Where once the war in Iraq was defined in conversations with these men by untenable ideas - bringing democracy or defeating al-Qaeda - these days the war in Iraq is defined by different ways of expressing the idea of being weary. It is a theme that is endlessly reiterated as you travel around Iraq.

'The army is worn out. We are just keeping people in theatre who are exhausted,' says a soldier working for the US army public affairs office who is supposed to be telling me how well things have been going since the 'surge' in Baghdad began.http://observer.guardian.co.uk/world/story/0,,2147052,00.html

Bill
08-13-2007, 06:32 PM
Support the Troops!

Let them stay in Iraq!

disrupter
08-13-2007, 08:14 PM
you're joking, right?

Bill
08-13-2007, 08:51 PM
You could say I'm joking. Certainly I'm being deeply ironic.

I really do want the troops to stay in Iraq. For years and years.

disrupter
08-13-2007, 11:39 PM
Our current troop level is completely unsustainable,

It amounts to torturing the troops for administrative incompetence.

Iraq is/was a reckless action.

While i personally think in the long & short run it is better to leave Iraq to itself, it really doesn't matter, we don't have any more troops we can abuse to stay there any longer.

The day we leave is the day the true rifts between Iraqi Sunnis & Al Qaeda will be unmasked by their mutual hate & resentment of us, the occupying, invader empire builders.

Bill
08-14-2007, 03:05 AM
It does amount to torturing the troops.

Not to mention that the troops are quite effectively torturing the innocent Iraqis, whose country was destroyed for false reasons so americans could take their oil.
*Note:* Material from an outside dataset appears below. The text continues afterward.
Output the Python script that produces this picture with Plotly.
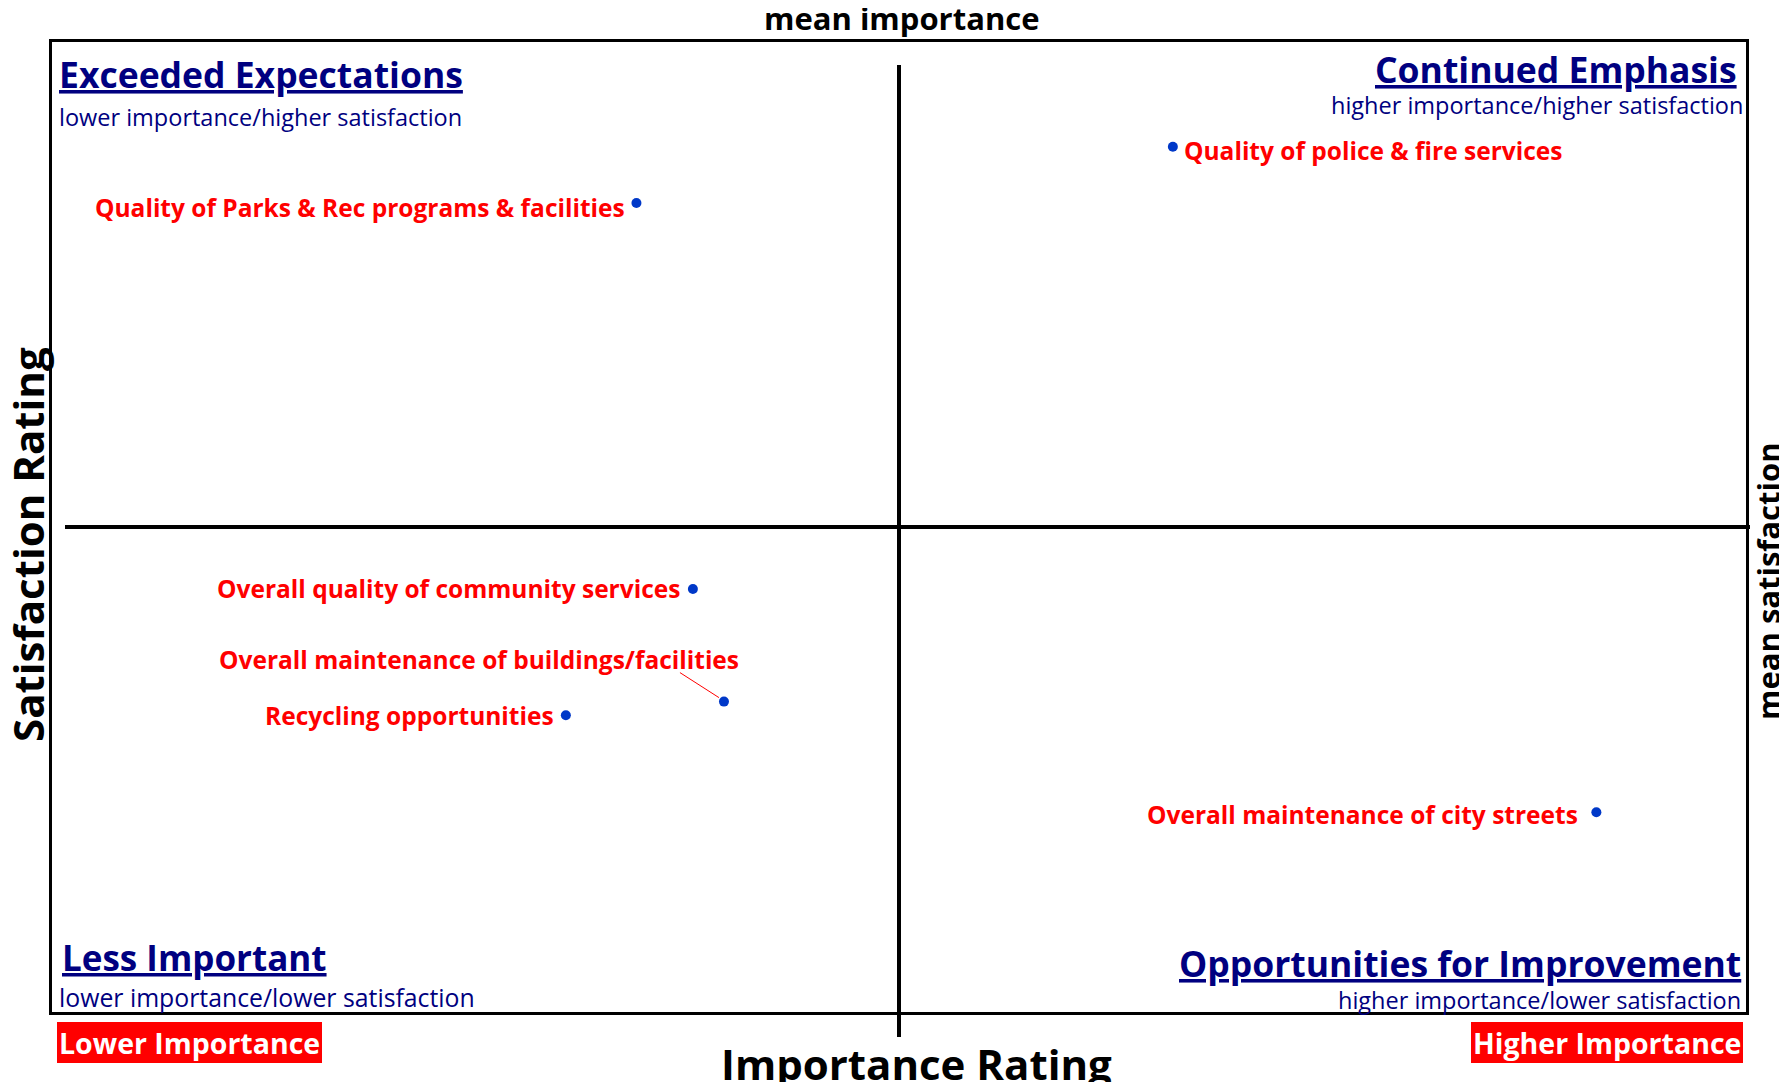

Torture torture everywhere, as far as the eye can see.

But not enough torture to wash away american guilt, it seems.

moonman
08-14-2007, 04:32 AM
The abuse of the best among us is most tragic stroy of Bush' folly.

If we are going to stay in Iraq or the M.E. we need to return to the draft and stay on a war economy. However that is a prescription for disaster. I choose the USA. I wasn't born here. It saddens me deeply to witness the collapse of a great country.

I grew up in Canada. It's called cottage country. Back in the 60's we would be giddy with excitement at the sumemr arrival of the Americans. Many of us so admired the USA we actually felt it an honor just to be in the presence of a Yank. They could do anything and did. Maybe that is the problem.

Once they felt invincible, America went to Vietnam, Watergate, the Quiet Depression of 1968-81, the 2nd Gilded Age of 1981-present and our flirtation with facism through corpratism. Whoa. It really is just a very sad story. A series of incredibly bad choices.